How incomplete? So incomplete that, among other things , you won't yet be able to view YouTube videos, change your privacy settings, set your default search provider, or even print.

While the release indicates that Google is making progress on the OS X version of Chrome, it does appear that Google has significant work ahead in order to meet its previously-announced plan for launch in the first half of this year. Google Chrome offers three release channels ranging from developer previews to stable releases, indicating that the OS X version of Chrome has several thresholds to pass before it is ready for public launch.

Many Mac users have been looking forward to the public launch of Chrome for OS X and some have expressed frustration with the length of time it is taking to complete development of the Mac version. Google co-founder Sergey Brin even went so far as to call the lack of a Mac version alongside the Windows beta launch last year "embarrassing". But as Google developer Mike Pinkerton, who has been working on the OS X version of Chrome, notes with some frustration, deploying Chrome for OS X is more difficult than many think.
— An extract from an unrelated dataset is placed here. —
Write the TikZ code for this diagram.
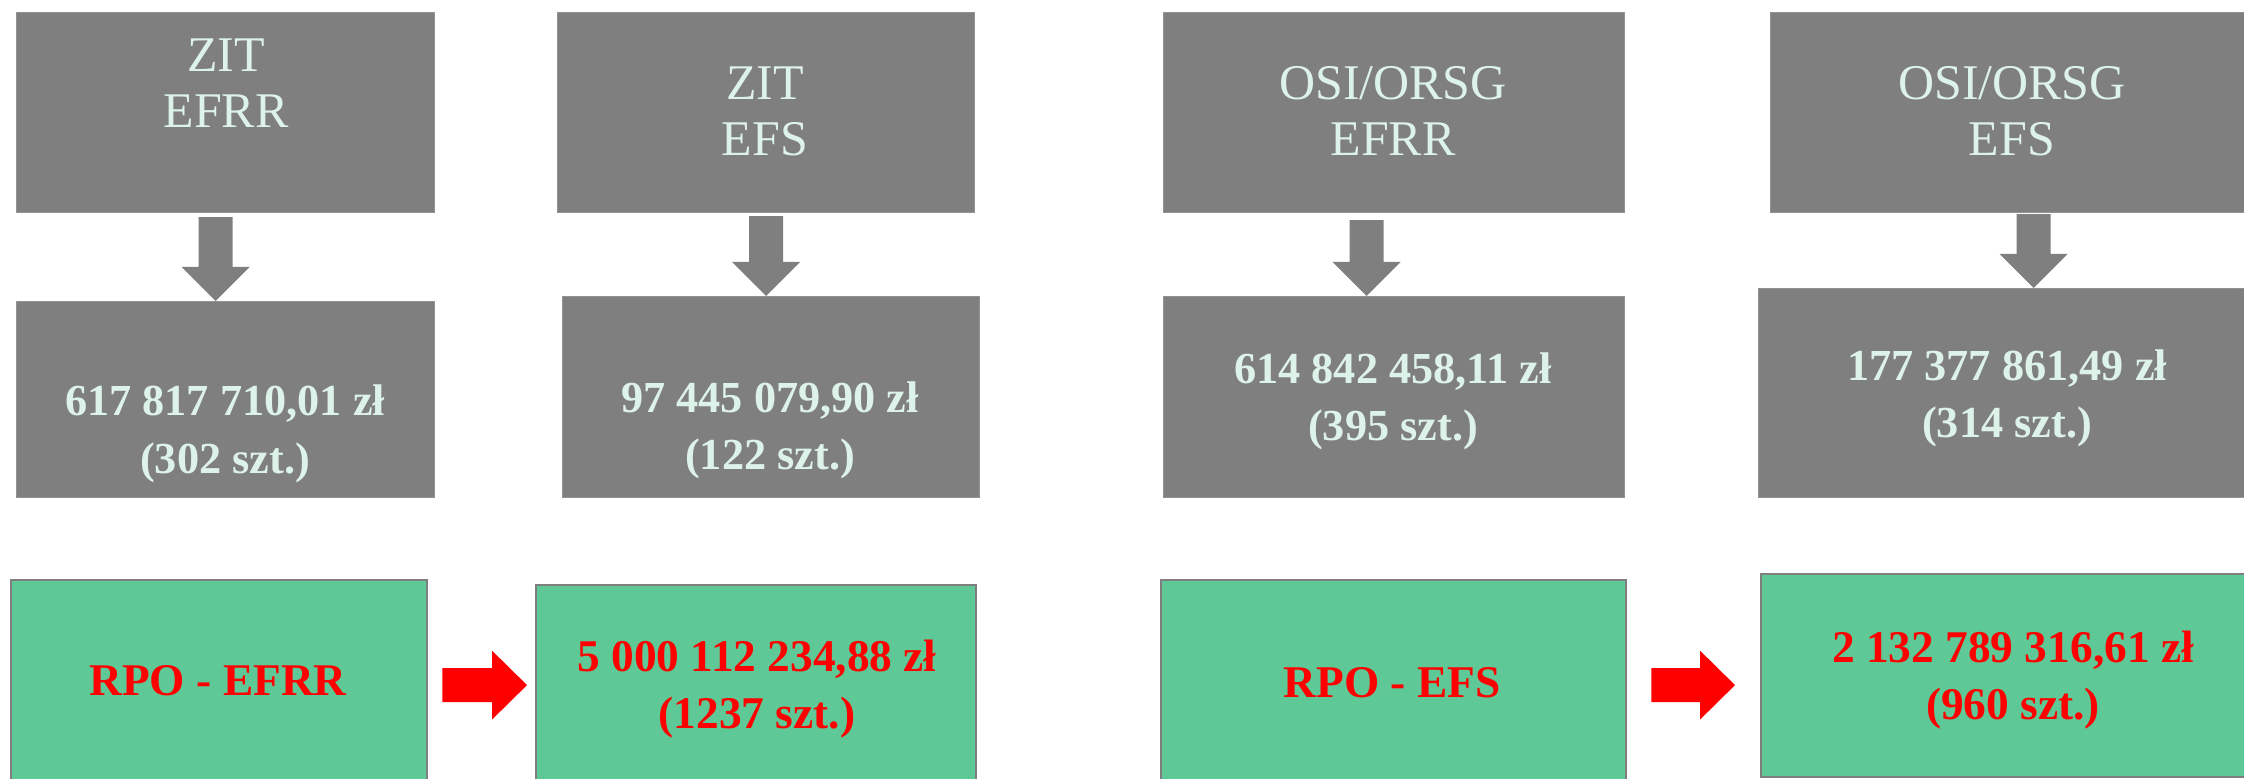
\documentclass[tikz,border=0pt]{standalone}
\usepackage{fontspec}
\setmainfont{Liberation Serif}
\usetikzlibrary{calc}

\definecolor{boxgray}{RGB}{127,127,127}
\definecolor{mint}{RGB}{221,242,232}
\definecolor{rpogreen}{RGB}{94,201,150}

\newcommand{\hdfont}{\fontsize{14.2pt}{16.2pt}\selectfont}
\newcommand{\valfont}{\bfseries\fontsize{12.6pt}{16.4pt}\selectfont}
\newcommand{\rpofont}{\bfseries\fontsize{12.9pt}{16.2pt}\selectfont}

% block arrow down: upper node, lower node, x shift, gap
\newcommand{\grayarrow}[4]{%
  \coordinate (#1-t) at ($(#1.south)+(#3,#4)$);
  \coordinate (#1-p) at (#1-t |- #2.north);
  \fill[boxgray] ($(#1-t)+(-17,0)$) -- ($(#1-t)+(17,0)$) -- ($(#1-p)+(17,-34)$)
    -- ($(#1-p)+(34,-34)$) -- (#1-p) -- ($(#1-p)+(-34,-34)$) -- ($(#1-p)+(-17,-34)$) -- cycle;
}
% block arrow right: left node, right node, gaps
\newcommand{\redarrow}[4]{%
  \coordinate (#1-s) at ($(#1.east)+(#3,-5)$);
  \coordinate (#1-q) at ($(#2.west)+(-#4,0)$);
  \coordinate (#1-p) at (#1-q |- #1-s);
  \fill[red] ($(#1-s)+(0,-17)$) -- ($(#1-p)+(-35,-17)$) -- ($(#1-p)+(-35,-34.5)$) -- (#1-p)
    -- ($(#1-p)+(-35,34.5)$) -- ($(#1-p)+(-35,17)$) -- ($(#1-s)+(0,17)$) -- cycle;
}

\begin{document}
\begin{tikzpicture}[x=0.01cm, y=-0.01cm,
    srcbox/.style={fill=boxgray, draw=boxgray!85!white, line width=0.3pt, inner sep=0pt, anchor=north west},
    rpobox/.style={fill=rpogreen, draw=boxgray, line width=0.6pt, inner sep=0pt, anchor=north west},
    hd/.style={text=mint, font=\hdfont, align=center, anchor=base, inner sep=0pt},
    val/.style={text=mint, font=\valfont, align=center, anchor=base, inner sep=0pt},
    rpo/.style={text=red, font=\rpofont, align=center, anchor=base, inner sep=0pt}]

    \useasboundingbox (0,0) rectangle (2244,779);

    % programmes
    \node[srcbox, minimum width=4.18cm, minimum height=2.00cm] (zitefrr) at (16,12) {};
    \node[srcbox, minimum width=4.17cm, minimum height=2.00cm] (zitefs) at (557,12) {};
    \node[srcbox, minimum width=4.61cm, minimum height=2.00cm] (osiefrr) at (1163,12) {};
    \node[srcbox, minimum width=4.90cm, minimum height=2.00cm] (osiefs) at (1770,12) {};

    % amounts
    \node[srcbox, minimum width=4.18cm, minimum height=1.96cm] (zitefrrval) at (16,301) {};
    \node[srcbox, minimum width=4.17cm, minimum height=2.01cm] (zitefsval) at (562,296) {};
    \node[srcbox, minimum width=4.61cm, minimum height=2.01cm] (osiefrrval) at (1163,296) {};
    \node[srcbox, minimum width=5.02cm, minimum height=2.09cm] (osiefsval) at (1758,288) {};

    % RPO totals
    \node[rpobox, minimum width=4.16cm, minimum height=2.20cm] (rpoefrr) at (10,579) {};
    \node[rpobox, minimum width=4.40cm, minimum height=2.15cm] (rpoefrrval) at (535,584) {};
    \node[rpobox, minimum width=4.65cm, minimum height=2.20cm] (rpoefs) at (1160,579) {};
    \node[rpobox, minimum width=5.06cm, minimum height=2.03cm] (rpoefsval) at (1760,573) {};

    % texts (base = last line)
    \node[hd] (zitefrr-txt) at (226,128) {ZIT\\EFRR};
    \node[hd] (zitefs-txt) at (765,156) {ZIT\\EFS};
    \node[hd] (osiefrr-txt) at (1393,156) {OSI/ORSG\\EFRR};
    \node[hd] (osiefs-txt) at (2012,156) {OSI/ORSG\\EFS};

    \node[val] (zitefrrval-txt) at (225,473) {617 817 710,01 zł\\(302 szt.)};
    \node[val] (zitefsval-txt) at (770,470) {97 445 079,90 zł\\(122 szt.)};
    \node[val] (osiefrrval-txt) at (1393,441) {614 842 458,11 zł\\(395 szt.)};
    \node[val] (osiefsval-txt) at (2007,438) {177 377 861,49 zł\\(314 szt.)};

    \node[rpo] (rpoefrr-txt) at (218,695) {RPO - EFRR};
    \node[rpo] (rpoefrrval-txt) at (757,728) {5 000 112 234,88 zł\\(1237 szt.)};
    \node[rpo] (rpoefs-txt) at (1392,697) {RPO - EFS};
    \node[rpo] (rpoefsval-txt) at (2013,719) {2 132 789 316,61 zł\\(960 szt.)};

    % arrows
    \grayarrow{zitefrr}{zitefrrval}{-10}{4}
    \grayarrow{zitefs}{zitefsval}{0}{3}
    \grayarrow{osiefrr}{osiefrrval}{-27.5}{7}
    \grayarrow{osiefs}{osiefsval}{18}{1}

    \redarrow{rpoefrr}{rpoefrrval}{14}{8}
    \redarrow{rpoefs}{rpoefsval}{24}{25}

\end{tikzpicture}
\end{document}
We're lucky in Chromium that we can leverage a lot of shared code from the windows side, but we do have to write a bunch of UI code (unless you want the UI to just look and behave exactly like windows...I didn't think so). We're also not just embedding WebKit and dragging in a couple buttons and a text field. The team has made significant changes to how WebCore works (resource loading, sandboxing, multi-process, etc) and those take time to get right on other platforms.